"- Anita, vamos ver a Amália, que já está em casa.
Saltei do sofá com a frase
da minha mãe. Já tinham passado tantos dias, que já não os conseguia contar,
desde a última vez que estivemos juntas. Estava cheia de saudades. Estava
pronta, à porta, num minuto. Caía uma chuva forte, e estava frio, embora a
primavera já tivesse chegado, tinha-se afastado sorrateiramente. A minha mãe
pegou num guarda-chuva branco que abriu para mim e noutro preto para ela, e
seguimos pela rua até chegar à tua casa. O meu coração parecia que ia saltar
pela boca tal era o meu entusiasmo.
Quando cheguei a tua casa
tive de lavar as mãos muito bem, por indicação da tua mãe. Tu estavas no sofá
da tua enorme sala. Sentada. Aproximei-me de ti, lentamente, parecias estar a
dormir. As nossas mães estavam logo atrás a falar muito baixinho. Sentindo que
eu me aproximava levantaste o rosto para mim e sorriste:
-
Anita…
A tua voz era frágil, e o
teu rosto muito magro. Os olhos pareciam saltar-te da face e a tua boca e nariz
estavam tapados por uma máscara. Parei pois, devo confessar-te, assustei-me um
pouco. Tu baixaste os olhos ciente da tua nova condição. Mas eu, encorajada
pela força do amor, aproximei-me e sentei-me ao teu lado:
-
Como estás, Amália?
Senti que sorrias por baixo
daquela máscara.
-
Melhor, agora que estás aqui.
As nossas mães deixaram-nos
sós na sala, não sem antes me avisarem que não te podias cansar.
-
Posso dar-te a mão? - perguntei
a medo.
Tu acenaste com a cabeça e
estendeste a tua mão que eu agarrei com delicadeza. Contaste-me como tinham
sido os teus dias. A operação que não te tinha deixado cicatrizes, pois foi a laser,
fosse lá isso o que fosse. Eu ouvia-te fascinada a contares que te tinham
tirado umas células, pelo nariz, que eu supus serem o bichinho mau que a minha
mãe falou. Parecias uma adulta a falar. Contaste que havia lá no hospital
outros meninos, como tu.
- Eu
rezei todos os dias por ti. -
disse-te eu.
Tu sorriste, novamente, por
baixo da máscara. Estavas já cansada, e notava-se a falar.
- E
agora já passou? - Perguntei.
-
Ainda não. Ainda tenho de fazer muitos tratamentos. Mas as pessoas são muito
minhas amigas e divertidas. Custa menos assim.
Eu já não sabia o que te
dizer. Podia contar-te as coisas da escola, mas pensei que não quisesses saber.

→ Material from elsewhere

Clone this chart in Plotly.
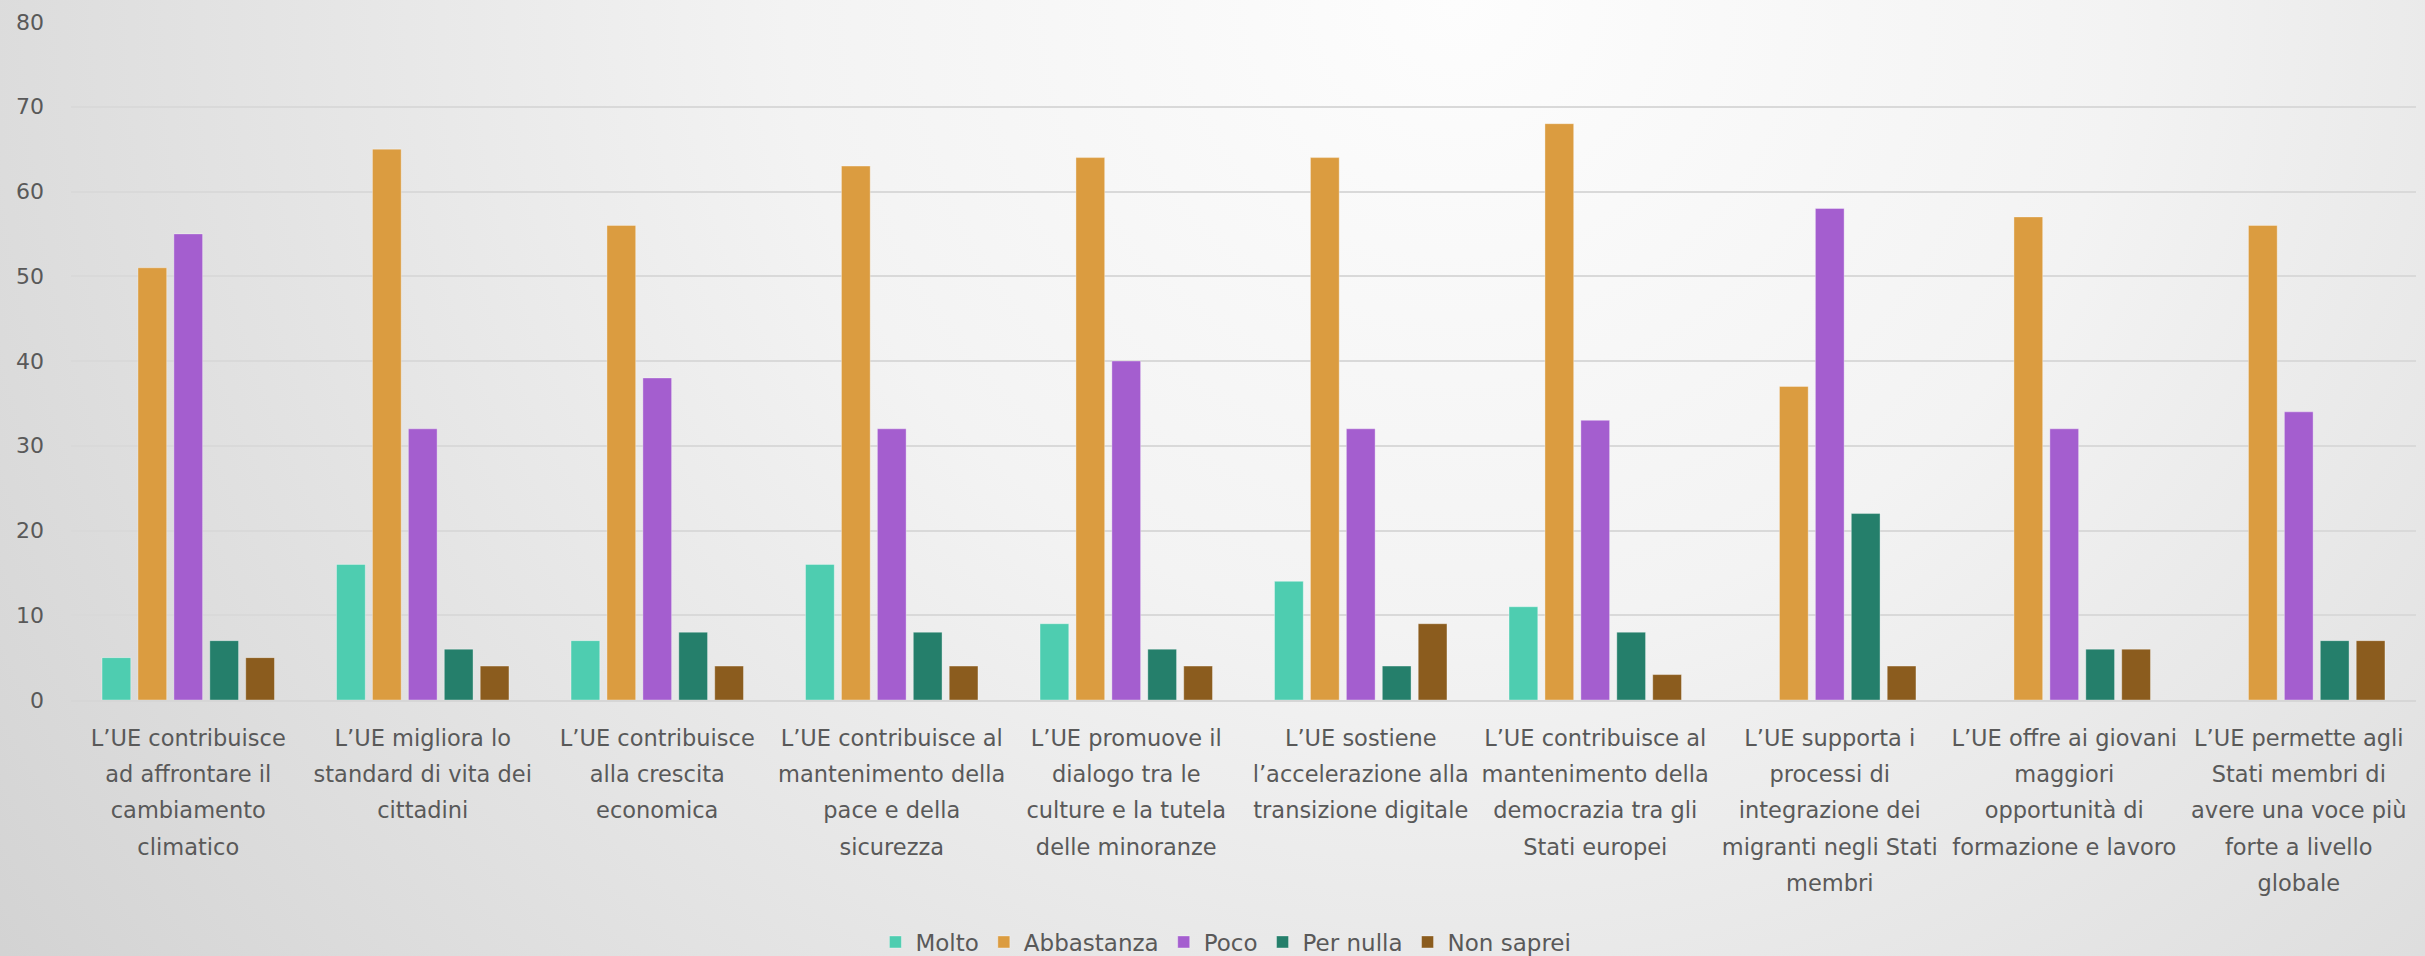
import base64
import plotly.graph_objects as go

categories = [
    "L’UE contribuisce<br>ad affrontare il<br>cambiamento<br>climatico",
    "L’UE migliora lo<br>standard di vita dei<br>cittadini",
    "L’UE contribuisce<br>alla crescita<br>economica",
    "L’UE contribuisce al<br>mantenimento della<br>pace e della<br>sicurezza",
    "L’UE promuove il<br>dialogo tra le<br>culture e la tutela<br>delle minoranze",
    "L’UE sostiene<br>l’accelerazione alla<br>transizione digitale",
    "L’UE contribuisce al<br>mantenimento della<br>democrazia tra gli<br>Stati europei",
    "L’UE supporta i<br>processi di<br>integrazione dei<br>migranti negli Stati<br>membri",
    "L’UE offre ai giovani<br>maggiori<br>opportunità di<br>formazione e lavoro",
    "L’UE permette agli<br>Stati membri di<br>avere una voce più<br>forte a livello<br>globale",
]

series_names = ["Molto", "Abbastanza", "Poco", "Per nulla", "Non saprei"]
molto = [5, 16, 7, 16, 9, 14, 11, None, None, None]
abbastanza = [51, 65, 56, 63, 64, 64, 68, 37, 57, 56]
poco = [55, 32, 38, 32, 40, 32, 33, 58, 32, 34]
per_nulla = [7, 6, 8, 8, 6, 4, 8, 22, 6, 7]
non_saprei = [5, 4, 4, 4, 4, 9, 3, 4, 6, 7]
y_ticks = [0, 10, 20, 30, 40, 50, 60, 70, 80]

colors = ["#4ecdb0", "#db9c40", "#a45ecf", "#257f6b", "#8b5c1e"]
values = [molto, abbastanza, poco, per_nulla, non_saprei]

FONT = "DejaVu Sans"
TXT = "#595959"

x_ids = list(range(len(categories)))

def small(label):
    return "<br>".join('<span style="font-size:22.5px">' + p + "</span>" for p in label.split("<br>"))

fig = go.Figure()
for name, vals, col in zip(series_names, values, colors):
    fig.add_trace(go.Bar(
        x=x_ids, y=vals, name=name,
        marker=dict(color=col, line=dict(color="rgba(255,255,255,0.35)", width=1)),
    ))

W, H = 2425, 956
ML, MR, MT, MB = 71, 9, 22, 256
pw, ph = W - ML - MR, H - MT - MB

svg = f'''<svg xmlns="http://www.w3.org/2000/svg" width="{W}" height="{H}" viewBox="0 0 {W} {H}" preserveAspectRatio="none">
<defs><radialGradient id="g" cx="0.6" cy="0.0" r="1.1" gradientUnits="objectBoundingBox" gradientTransform="translate(0.6,0) scale(1,2.4) translate(-0.6,0)">
<stop offset="0" stop-color="#fdfdfd"/><stop offset="0.25" stop-color="#f3f3f3"/><stop offset="0.6" stop-color="#d8d8d8"/><stop offset="1" stop-color="#b8b8b8"/>
</radialGradient></defs><rect width="{W}" height="{H}" fill="url(#g)"/></svg>'''
src = "data:image/svg+xml;base64," + base64.b64encode(svg.encode()).decode()

fig.update_layout(
    width=W, height=H,
    margin=dict(l=ML, r=MR, t=MT, b=MB, pad=0, autoexpand=False),
    paper_bgcolor="#c8c8c8", plot_bgcolor="rgba(0,0,0,0)",
    barmode="group", bargap=0.234, bargroupgap=0.2,
    font=dict(family=FONT, color=TXT, size=22),
    images=[dict(source=src, xref="paper", yref="paper",
                 x=-ML / pw, y=1 + MT / ph, sizex=W / pw, sizey=H / ph,
                 sizing="stretch", layer="below", xanchor="left", yanchor="top")],
    legend=dict(orientation="h", x=0.4925, xanchor="center",
                yref="container", y=1 - 942 / H, yanchor="middle",
                font=dict(family=FONT, size=23, color=TXT), bgcolor="rgba(0,0,0,0)",
                itemclick=False, traceorder="normal"),
    showlegend=True,
)
fig.update_xaxes(
    tickmode="array", tickvals=x_ids, ticktext=[small(c) for c in categories],
    tickfont=dict(family=FONT, size=28, color=TXT), tickangle=0,
    showgrid=False, showline=True, linecolor="#d6d6d6", linewidth=2,
    ticks="", range=[-0.5, len(categories) - 0.5], ticklabelstandoff=10,
)
fig.update_yaxes(
    range=[0, 80], tickmode="array", tickvals=y_ticks,
    tickfont=dict(family=FONT, size=22, color=TXT),
    showgrid=True, gridcolor="#d9d9d9", gridwidth=2, zeroline=False,
    showline=False, ticks="", ticklabelstandoff=26,
)

fig.write_html("out.html", config={"displayModeBar": False},
               post_script="document.body.style.margin='0';document.body.style.overflow='hidden';")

Eu não te podia cansar. Por isso fiquei calada, a ver o filme que estavas a ver
antes de eu chegar. Acabaste por adormecer. E eu fiquei ali a segurar a tua
mão. Parecias tão frágil agora. Ouvi os passos e as vozes das nossas mães a
chegarem e fiz de conta que também estava a dormir, na esperança de que me
deixassem ficar ali mais um bocadinho."